Leave out the pictures and repeat the data exactly.

####

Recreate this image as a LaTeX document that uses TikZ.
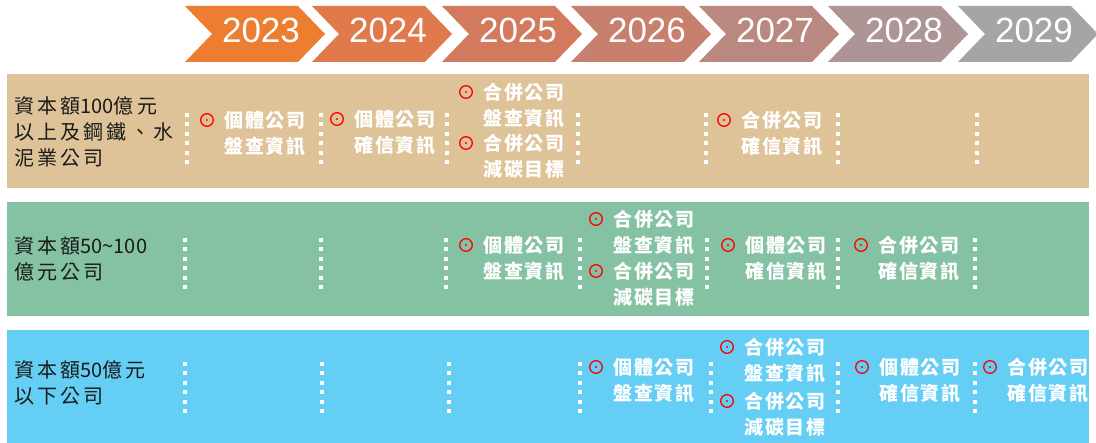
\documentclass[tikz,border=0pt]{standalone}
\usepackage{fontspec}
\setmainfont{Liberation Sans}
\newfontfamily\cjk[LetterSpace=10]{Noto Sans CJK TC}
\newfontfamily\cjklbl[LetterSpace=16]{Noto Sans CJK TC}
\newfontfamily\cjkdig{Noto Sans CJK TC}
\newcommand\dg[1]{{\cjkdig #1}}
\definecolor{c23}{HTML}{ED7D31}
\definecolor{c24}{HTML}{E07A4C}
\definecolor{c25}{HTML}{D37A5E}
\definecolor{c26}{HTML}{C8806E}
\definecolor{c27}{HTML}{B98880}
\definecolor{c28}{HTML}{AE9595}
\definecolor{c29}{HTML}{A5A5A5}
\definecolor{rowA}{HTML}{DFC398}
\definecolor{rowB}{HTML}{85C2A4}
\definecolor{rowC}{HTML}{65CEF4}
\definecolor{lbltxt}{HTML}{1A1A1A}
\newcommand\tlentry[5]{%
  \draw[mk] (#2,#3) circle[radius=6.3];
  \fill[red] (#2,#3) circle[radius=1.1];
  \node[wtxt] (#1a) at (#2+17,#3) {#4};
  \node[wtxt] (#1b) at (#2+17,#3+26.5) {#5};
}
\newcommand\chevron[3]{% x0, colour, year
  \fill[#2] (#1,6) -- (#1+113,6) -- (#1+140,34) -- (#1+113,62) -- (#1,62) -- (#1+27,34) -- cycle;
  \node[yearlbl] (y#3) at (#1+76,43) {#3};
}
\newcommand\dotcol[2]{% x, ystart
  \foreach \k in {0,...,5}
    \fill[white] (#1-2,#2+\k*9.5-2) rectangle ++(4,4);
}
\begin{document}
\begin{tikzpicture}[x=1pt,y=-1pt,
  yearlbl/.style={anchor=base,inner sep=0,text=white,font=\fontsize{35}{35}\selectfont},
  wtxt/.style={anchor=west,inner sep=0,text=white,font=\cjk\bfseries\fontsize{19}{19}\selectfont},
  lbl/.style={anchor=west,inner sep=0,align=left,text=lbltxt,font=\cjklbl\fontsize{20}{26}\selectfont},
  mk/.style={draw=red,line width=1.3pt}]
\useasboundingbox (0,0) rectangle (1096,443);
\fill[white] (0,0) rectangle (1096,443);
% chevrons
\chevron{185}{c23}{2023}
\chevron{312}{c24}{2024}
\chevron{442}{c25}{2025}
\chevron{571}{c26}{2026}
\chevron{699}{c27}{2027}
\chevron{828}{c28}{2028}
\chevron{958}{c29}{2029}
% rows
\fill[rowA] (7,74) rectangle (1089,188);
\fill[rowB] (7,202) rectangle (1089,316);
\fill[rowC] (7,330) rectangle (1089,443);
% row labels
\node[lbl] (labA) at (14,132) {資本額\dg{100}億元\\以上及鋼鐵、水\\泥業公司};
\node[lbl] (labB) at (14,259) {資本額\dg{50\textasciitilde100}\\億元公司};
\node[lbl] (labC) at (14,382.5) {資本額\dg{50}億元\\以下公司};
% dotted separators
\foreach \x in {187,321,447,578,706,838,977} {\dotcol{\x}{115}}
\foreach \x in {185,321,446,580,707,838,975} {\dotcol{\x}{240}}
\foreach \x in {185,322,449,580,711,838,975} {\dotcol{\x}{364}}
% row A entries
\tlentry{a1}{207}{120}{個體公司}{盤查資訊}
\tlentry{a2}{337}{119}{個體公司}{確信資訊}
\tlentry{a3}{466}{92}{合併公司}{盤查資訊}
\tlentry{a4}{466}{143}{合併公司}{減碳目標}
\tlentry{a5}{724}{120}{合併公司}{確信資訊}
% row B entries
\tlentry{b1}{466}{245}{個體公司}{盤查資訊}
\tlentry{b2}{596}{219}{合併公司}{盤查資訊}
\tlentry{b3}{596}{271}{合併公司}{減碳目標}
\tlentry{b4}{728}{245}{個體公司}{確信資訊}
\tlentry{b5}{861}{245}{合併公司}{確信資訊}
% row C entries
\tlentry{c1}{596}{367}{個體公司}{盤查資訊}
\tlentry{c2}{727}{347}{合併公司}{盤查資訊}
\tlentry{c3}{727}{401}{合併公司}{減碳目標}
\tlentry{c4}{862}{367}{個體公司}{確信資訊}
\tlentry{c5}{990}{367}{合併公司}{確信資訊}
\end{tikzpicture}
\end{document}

####

(RESPONSE TO THIS TASK)
Recreate this image as a LaTeX document that uses TikZ.
\documentclass[tikz,border=0pt]{standalone}
\usepackage{fontspec}
\setmainfont{Liberation Sans}
\newfontfamily\cjk[LetterSpace=10]{Noto Sans CJK TC}
\newfontfamily\cjklbl[LetterSpace=16]{Noto Sans CJK TC}
\newfontfamily\cjkdig{Noto Sans CJK TC}
\newcommand\dg[1]{{\cjkdig #1}}
\definecolor{c23}{HTML}{ED7D31}
\definecolor{c24}{HTML}{E07A4C}
\definecolor{c25}{HTML}{D37A5E}
\definecolor{c26}{HTML}{C8806E}
\definecolor{c27}{HTML}{B98880}
\definecolor{c28}{HTML}{AE9595}
\definecolor{c29}{HTML}{A5A5A5}
\definecolor{rowA}{HTML}{DFC398}
\definecolor{rowB}{HTML}{85C2A4}
\definecolor{rowC}{HTML}{65CEF4}
\definecolor{lbltxt}{HTML}{1A1A1A}
\newcommand\tlentry[5]{%
  \draw[mk] (#2,#3) circle[radius=6.3];
  \fill[red] (#2,#3) circle[radius=1.1];
  \node[wtxt] (#1a) at (#2+17,#3) {#4};
  \node[wtxt] (#1b) at (#2+17,#3+26.5) {#5};
}
\newcommand\chevron[3]{% x0, colour, year
  \fill[#2] (#1,6) -- (#1+113,6) -- (#1+140,34) -- (#1+113,62) -- (#1,62) -- (#1+27,34) -- cycle;
  \node[yearlbl] (y#3) at (#1+76,43) {#3};
}
\newcommand\dotcol[2]{% x, ystart
  \foreach \k in {0,...,5}
    \fill[white] (#1-2,#2+\k*9.5-2) rectangle ++(4,4);
}
\begin{document}
\begin{tikzpicture}[x=1pt,y=-1pt,
  yearlbl/.style={anchor=base,inner sep=0,text=white,font=\fontsize{35}{35}\selectfont},
  wtxt/.style={anchor=west,inner sep=0,text=white,font=\cjk\bfseries\fontsize{19}{19}\selectfont},
  lbl/.style={anchor=west,inner sep=0,align=left,text=lbltxt,font=\cjklbl\fontsize{20}{26}\selectfont},
  mk/.style={draw=red,line width=1.3pt}]
\useasboundingbox (0,0) rectangle (1096,443);
\fill[white] (0,0) rectangle (1096,443);
% chevrons
\chevron{185}{c23}{2023}
\chevron{312}{c24}{2024}
\chevron{442}{c25}{2025}
\chevron{571}{c26}{2026}
\chevron{699}{c27}{2027}
\chevron{828}{c28}{2028}
\chevron{958}{c29}{2029}
% rows
\fill[rowA] (7,74) rectangle (1089,188);
\fill[rowB] (7,202) rectangle (1089,316);
\fill[rowC] (7,330) rectangle (1089,443);
% row labels
\node[lbl] (labA) at (14,132) {資本額\dg{100}億元\\以上及鋼鐵、水\\泥業公司};
\node[lbl] (labB) at (14,259) {資本額\dg{50\textasciitilde100}\\億元公司};
\node[lbl] (labC) at (14,382.5) {資本額\dg{50}億元\\以下公司};
% dotted separators
\foreach \x in {187,321,447,578,706,838,977} {\dotcol{\x}{115}}
\foreach \x in {185,321,446,580,707,838,975} {\dotcol{\x}{240}}
\foreach \x in {185,322,449,580,711,838,975} {\dotcol{\x}{364}}
% row A entries
\tlentry{a1}{207}{120}{個體公司}{盤查資訊}
\tlentry{a2}{337}{119}{個體公司}{確信資訊}
\tlentry{a3}{466}{92}{合併公司}{盤查資訊}
\tlentry{a4}{466}{143}{合併公司}{減碳目標}
\tlentry{a5}{724}{120}{合併公司}{確信資訊}
% row B entries
\tlentry{b1}{466}{245}{個體公司}{盤查資訊}
\tlentry{b2}{596}{219}{合併公司}{盤查資訊}
\tlentry{b3}{596}{271}{合併公司}{減碳目標}
\tlentry{b4}{728}{245}{個體公司}{確信資訊}
\tlentry{b5}{861}{245}{合併公司}{確信資訊}
% row C entries
\tlentry{c1}{596}{367}{個體公司}{盤查資訊}
\tlentry{c2}{727}{347}{合併公司}{盤查資訊}
\tlentry{c3}{727}{401}{合併公司}{減碳目標}
\tlentry{c4}{862}{367}{個體公司}{確信資訊}
\tlentry{c5}{990}{367}{合併公司}{確信資訊}
\end{tikzpicture}
\end{document}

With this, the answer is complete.